Thursday, July 03, 2008

Girlfriends, and more girlfriends

The first thing my dad said to me, when he picked us up at the airport and I gave him a hug, was "wow, you're a lot bigger than P."  P is his "hottie"(his word, not mine) in Indiana.  He just got back from visiting her for a week a few days ago.  I felt the vomit creep into my mouth.  I ran around the car and got in the other side just to get away from him!  

Since we have been here (less than 24 hours), my dad has talked about P non-stop.  I am currently at a coffee shop so that I can high speed internet.  He asked me to research airline tickets to Indiana.  He drove on his last trip and is lucky to be alive as he dozed off somewhere in Wisconsin and sideswiped the guard rail.  He's 79 and we have all agreed that he will never travel that far again in a car.  Feeling jealous, I asked him when he was flying to Salt Lake.  He decided to combine it with a trip to P.  I guess I can handle equal status.

It has been pretty difficult to listen to all this talk about another woman, but I am slowly adjusting.  I have to keep things in perspective.  If she makes him happy, then that's great.

To top things off, my brother came by with his girlfriend, B, last night.  They make a cute couple.  I was internally critical, but am working on being less judgmental in general.  The cleanse and all.  

As we start our time here, we have so much to look forward to.  Spending time with the cousins, doing a lot of swimming and shopping, and just plain relaxing.  Tomorrow is my brother's birthday and we are going to the park where I watched fireworks as a kid.  

Life seems like one big circle.


7 comments:

Anonymous said...

Carol, i know it is difficult to think, hear, see, or whatever about your dad and his "hotties". After being married for so long, he is not used to being alone.

I know you said previously that their marriage wasn't the best...but i am sure at one time it was great...and despite it not being "good", they loved each other and needed each other.

You are his baby...no matter what...and no one will ever replace you or your mother in his heart.

Melissa

Mom said...

Carol, my mom was the caregiver in the marriage. My dad was sick for the last 10 years of his life. They bickered a lot. My dad's illness kept them from flying and doing anything fun. My dad passed away in 2005 and my mom has traveled quite a bit to see all of us because we live all over the US. Last time I saw her, in February, she admitted that she is really lonely and nights are the hardest. I think your dad is lonely and just wants companionship. As our parents just want to see their children happy, I just want my mom to be happy for the rest on the time she is here on earth. She deserves it because she gave up a lot to care for my dad. It's hard, I can be sure for you but give him your support and hope that he has someone in his life besides his children to spend time with.

Lauri said...

It is very hard to deal with Dad having girlfriends after Mom's death. My 67 year old dad is currently dating a woman who is my age (45), doesn't speak English (Dad doesn't speak her language - Spanish - either) and who isn't a legal citizen of the US. I've been as quiet as I can be about it (dad would say not very quiet), but now I hear she wants to get married and bring her 14 year old girl with a drug problem to move in to my father's house.

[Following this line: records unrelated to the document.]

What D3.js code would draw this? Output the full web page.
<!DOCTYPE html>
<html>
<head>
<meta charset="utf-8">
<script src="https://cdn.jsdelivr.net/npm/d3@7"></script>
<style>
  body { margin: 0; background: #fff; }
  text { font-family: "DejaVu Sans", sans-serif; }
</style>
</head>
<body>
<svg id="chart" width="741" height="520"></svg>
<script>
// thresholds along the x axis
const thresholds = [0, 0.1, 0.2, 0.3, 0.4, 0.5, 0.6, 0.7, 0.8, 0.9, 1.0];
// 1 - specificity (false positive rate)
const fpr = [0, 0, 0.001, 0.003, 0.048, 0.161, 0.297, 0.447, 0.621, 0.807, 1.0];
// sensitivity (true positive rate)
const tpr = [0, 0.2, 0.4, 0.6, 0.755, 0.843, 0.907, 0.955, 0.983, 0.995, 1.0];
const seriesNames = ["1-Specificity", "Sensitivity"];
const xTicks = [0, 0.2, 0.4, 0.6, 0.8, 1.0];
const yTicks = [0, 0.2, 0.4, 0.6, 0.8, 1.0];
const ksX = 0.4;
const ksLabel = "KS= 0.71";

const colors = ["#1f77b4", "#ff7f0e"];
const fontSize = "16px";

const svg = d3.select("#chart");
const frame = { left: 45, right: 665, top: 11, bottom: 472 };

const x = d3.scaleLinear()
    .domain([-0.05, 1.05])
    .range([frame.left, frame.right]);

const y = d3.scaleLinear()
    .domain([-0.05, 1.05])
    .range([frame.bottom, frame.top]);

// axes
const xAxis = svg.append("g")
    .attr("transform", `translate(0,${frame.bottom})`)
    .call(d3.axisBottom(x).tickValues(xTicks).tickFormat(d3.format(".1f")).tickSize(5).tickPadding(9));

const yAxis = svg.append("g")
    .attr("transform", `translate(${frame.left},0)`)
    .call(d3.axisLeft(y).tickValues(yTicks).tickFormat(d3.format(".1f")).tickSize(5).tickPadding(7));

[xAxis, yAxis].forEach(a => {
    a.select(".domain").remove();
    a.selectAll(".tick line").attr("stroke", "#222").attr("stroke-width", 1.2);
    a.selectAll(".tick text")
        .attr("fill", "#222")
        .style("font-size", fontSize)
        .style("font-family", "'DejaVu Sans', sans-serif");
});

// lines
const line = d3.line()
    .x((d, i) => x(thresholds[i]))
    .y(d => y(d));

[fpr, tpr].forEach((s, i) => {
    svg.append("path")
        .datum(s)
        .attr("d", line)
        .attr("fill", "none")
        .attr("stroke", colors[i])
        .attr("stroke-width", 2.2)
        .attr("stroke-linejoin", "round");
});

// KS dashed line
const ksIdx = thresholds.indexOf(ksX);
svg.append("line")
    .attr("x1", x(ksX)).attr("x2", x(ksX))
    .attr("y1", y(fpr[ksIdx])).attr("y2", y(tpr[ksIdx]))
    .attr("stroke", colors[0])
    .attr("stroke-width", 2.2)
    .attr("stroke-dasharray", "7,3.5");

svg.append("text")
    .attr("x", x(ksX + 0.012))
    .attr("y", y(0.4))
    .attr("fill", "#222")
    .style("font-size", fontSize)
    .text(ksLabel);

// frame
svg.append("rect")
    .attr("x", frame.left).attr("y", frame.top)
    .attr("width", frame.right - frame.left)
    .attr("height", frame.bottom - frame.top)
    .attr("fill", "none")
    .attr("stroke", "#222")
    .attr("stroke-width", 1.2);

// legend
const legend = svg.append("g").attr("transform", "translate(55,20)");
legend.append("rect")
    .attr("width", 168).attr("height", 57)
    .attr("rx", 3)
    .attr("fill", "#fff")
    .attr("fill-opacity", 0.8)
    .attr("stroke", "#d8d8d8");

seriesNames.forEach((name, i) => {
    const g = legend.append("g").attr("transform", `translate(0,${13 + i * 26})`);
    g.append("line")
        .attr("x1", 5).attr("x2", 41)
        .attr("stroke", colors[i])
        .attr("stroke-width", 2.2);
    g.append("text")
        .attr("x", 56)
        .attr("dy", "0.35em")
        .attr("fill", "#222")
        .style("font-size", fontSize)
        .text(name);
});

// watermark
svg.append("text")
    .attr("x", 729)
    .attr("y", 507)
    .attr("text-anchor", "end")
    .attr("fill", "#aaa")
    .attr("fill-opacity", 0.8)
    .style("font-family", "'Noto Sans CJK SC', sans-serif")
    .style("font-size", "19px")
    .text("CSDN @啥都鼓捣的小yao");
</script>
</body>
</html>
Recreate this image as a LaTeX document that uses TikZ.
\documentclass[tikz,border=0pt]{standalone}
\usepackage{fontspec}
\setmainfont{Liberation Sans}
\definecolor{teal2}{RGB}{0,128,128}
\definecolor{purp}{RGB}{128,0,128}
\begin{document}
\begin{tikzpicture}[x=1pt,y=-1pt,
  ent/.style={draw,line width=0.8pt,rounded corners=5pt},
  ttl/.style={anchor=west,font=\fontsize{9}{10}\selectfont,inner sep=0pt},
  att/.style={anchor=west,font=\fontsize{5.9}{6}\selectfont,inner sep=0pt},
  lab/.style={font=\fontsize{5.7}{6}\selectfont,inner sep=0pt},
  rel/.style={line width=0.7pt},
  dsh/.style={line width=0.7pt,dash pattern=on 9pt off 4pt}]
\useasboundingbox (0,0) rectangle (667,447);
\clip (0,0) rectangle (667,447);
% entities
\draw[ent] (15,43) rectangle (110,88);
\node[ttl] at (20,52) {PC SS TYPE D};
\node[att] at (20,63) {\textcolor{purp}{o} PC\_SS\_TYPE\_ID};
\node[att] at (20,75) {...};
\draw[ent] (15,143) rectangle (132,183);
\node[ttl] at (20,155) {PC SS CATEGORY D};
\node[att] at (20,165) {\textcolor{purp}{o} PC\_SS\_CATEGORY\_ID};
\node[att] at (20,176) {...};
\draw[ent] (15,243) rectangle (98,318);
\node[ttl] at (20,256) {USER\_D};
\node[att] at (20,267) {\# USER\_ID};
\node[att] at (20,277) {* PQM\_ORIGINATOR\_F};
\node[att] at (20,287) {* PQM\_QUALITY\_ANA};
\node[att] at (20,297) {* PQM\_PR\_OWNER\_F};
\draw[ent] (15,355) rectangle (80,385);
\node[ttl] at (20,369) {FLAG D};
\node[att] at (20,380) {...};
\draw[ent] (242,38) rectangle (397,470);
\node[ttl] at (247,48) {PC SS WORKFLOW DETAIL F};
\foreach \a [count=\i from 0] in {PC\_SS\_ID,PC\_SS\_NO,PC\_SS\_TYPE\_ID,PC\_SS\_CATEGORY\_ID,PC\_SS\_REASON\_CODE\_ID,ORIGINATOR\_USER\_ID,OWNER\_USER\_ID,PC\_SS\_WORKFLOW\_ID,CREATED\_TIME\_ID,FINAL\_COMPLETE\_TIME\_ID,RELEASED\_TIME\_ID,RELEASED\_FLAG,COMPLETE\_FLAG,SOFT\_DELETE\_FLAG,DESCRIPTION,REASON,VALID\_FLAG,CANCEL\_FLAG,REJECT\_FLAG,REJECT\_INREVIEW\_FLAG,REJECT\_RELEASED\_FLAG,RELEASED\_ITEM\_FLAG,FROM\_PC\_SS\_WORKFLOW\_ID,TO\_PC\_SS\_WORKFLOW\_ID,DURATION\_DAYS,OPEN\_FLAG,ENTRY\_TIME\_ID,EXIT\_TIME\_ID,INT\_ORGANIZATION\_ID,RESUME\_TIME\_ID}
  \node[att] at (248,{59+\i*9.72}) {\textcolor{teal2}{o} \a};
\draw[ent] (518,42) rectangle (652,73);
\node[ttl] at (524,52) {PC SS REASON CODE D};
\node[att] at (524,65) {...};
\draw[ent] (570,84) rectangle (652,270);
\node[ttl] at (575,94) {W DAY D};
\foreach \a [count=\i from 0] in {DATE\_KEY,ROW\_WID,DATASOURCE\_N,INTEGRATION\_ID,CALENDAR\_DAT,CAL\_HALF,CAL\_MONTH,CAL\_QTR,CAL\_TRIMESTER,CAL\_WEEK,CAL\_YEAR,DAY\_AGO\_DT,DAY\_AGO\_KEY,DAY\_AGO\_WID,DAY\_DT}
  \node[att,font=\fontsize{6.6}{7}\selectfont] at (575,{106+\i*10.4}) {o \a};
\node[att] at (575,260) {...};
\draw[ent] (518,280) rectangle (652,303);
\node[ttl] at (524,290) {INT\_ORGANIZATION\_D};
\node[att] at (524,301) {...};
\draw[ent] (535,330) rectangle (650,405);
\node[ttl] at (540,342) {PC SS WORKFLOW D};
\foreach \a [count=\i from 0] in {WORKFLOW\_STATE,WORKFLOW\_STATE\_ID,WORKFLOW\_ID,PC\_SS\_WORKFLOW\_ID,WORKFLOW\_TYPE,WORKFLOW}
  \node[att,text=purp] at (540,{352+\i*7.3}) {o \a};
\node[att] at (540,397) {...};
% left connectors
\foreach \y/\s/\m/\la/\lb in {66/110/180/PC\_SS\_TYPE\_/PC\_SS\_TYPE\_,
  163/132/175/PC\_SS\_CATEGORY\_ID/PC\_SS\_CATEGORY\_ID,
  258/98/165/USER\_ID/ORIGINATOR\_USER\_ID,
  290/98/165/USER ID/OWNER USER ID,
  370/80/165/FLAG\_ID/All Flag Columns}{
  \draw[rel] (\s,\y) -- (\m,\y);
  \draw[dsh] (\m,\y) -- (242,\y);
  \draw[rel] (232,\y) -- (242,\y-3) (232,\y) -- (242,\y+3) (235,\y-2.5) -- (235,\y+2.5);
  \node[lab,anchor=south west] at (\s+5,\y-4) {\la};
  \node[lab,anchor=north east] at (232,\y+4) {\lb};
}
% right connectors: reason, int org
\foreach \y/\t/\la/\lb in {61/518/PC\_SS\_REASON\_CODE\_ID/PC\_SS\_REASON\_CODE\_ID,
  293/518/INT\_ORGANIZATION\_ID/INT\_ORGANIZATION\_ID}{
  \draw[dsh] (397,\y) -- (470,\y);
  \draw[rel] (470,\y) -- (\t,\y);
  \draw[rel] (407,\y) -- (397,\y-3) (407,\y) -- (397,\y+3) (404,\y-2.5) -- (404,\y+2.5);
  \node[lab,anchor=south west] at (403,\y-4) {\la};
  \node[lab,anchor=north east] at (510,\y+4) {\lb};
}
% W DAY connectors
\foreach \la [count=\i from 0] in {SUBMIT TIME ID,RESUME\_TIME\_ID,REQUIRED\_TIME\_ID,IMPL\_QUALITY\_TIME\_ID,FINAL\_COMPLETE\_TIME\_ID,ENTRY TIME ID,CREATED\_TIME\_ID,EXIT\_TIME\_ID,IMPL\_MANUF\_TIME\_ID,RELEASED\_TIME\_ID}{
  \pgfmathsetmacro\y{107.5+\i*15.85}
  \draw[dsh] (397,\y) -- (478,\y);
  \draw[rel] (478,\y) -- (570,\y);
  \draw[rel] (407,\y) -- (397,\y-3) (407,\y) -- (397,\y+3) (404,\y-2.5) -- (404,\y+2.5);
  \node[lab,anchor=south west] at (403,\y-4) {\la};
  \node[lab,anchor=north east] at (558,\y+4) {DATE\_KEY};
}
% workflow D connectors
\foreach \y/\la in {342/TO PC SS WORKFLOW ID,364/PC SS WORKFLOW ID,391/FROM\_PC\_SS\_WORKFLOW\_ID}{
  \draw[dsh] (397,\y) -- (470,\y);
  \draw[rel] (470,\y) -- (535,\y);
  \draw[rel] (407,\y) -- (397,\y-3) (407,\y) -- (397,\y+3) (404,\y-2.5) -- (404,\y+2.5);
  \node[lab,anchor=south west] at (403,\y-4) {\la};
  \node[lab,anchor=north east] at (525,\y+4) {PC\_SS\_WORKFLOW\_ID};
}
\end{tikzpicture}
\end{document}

His grandchildren live 5 minutes away and he has no time for them - didn't even see his grandson on his birthday and chose the girlfriend's family over us on father's day. Believe it or not, we used to be very, very close...he simply breaks my heart...

I guess the point of this never ending diatribe (sorry) is that it is very hard, but at least he's talking about her in what seems to be an honest way. Don't be afraid, however, to lovingly tell him when he crosses a line - such as comparing the GF to mom in a personal way or pushing the relationship on you too hard...you have a right to take your time to adjust...sounds like you are doing everything you can to treat him with respect and love - what an awesome example you set...

I've about reached my limit with my dad. I know you can find the balance that will let you love him and honestly be happy for him without compromising your feelings. I'm pulling for you...

Karen said...

I think you are doing a great job a coping with these issues' You heart is in the right place (if they are happy) and that's the best thing. have a great trip

Anonymous said...

As disturbing as the thought of a parent dating is, the flip side would be the guilt load acquired if he were telling you how lonely and miserable he is.

Which is worse, listening to dad share his fun, or his misery?

Suburban Turmoil said...

Yipe. It's never a good thing to hear the word "hottie" come out of your father's mouth, no matter your age!

Sounds like you're handling it all quite well, though, Carol, as usual. :)

Anonymous said...

My mother passed away 3 years ago and I'm in now the same boat with my stepfather. I actually will be meeting his "hottie" this weekend. I'm tense and nauseous already. I'm not sure I'll ever be okay with it, but I keep telling myself that he deserves to be happy. No one should spend their life alone. I hope you are able to find peace.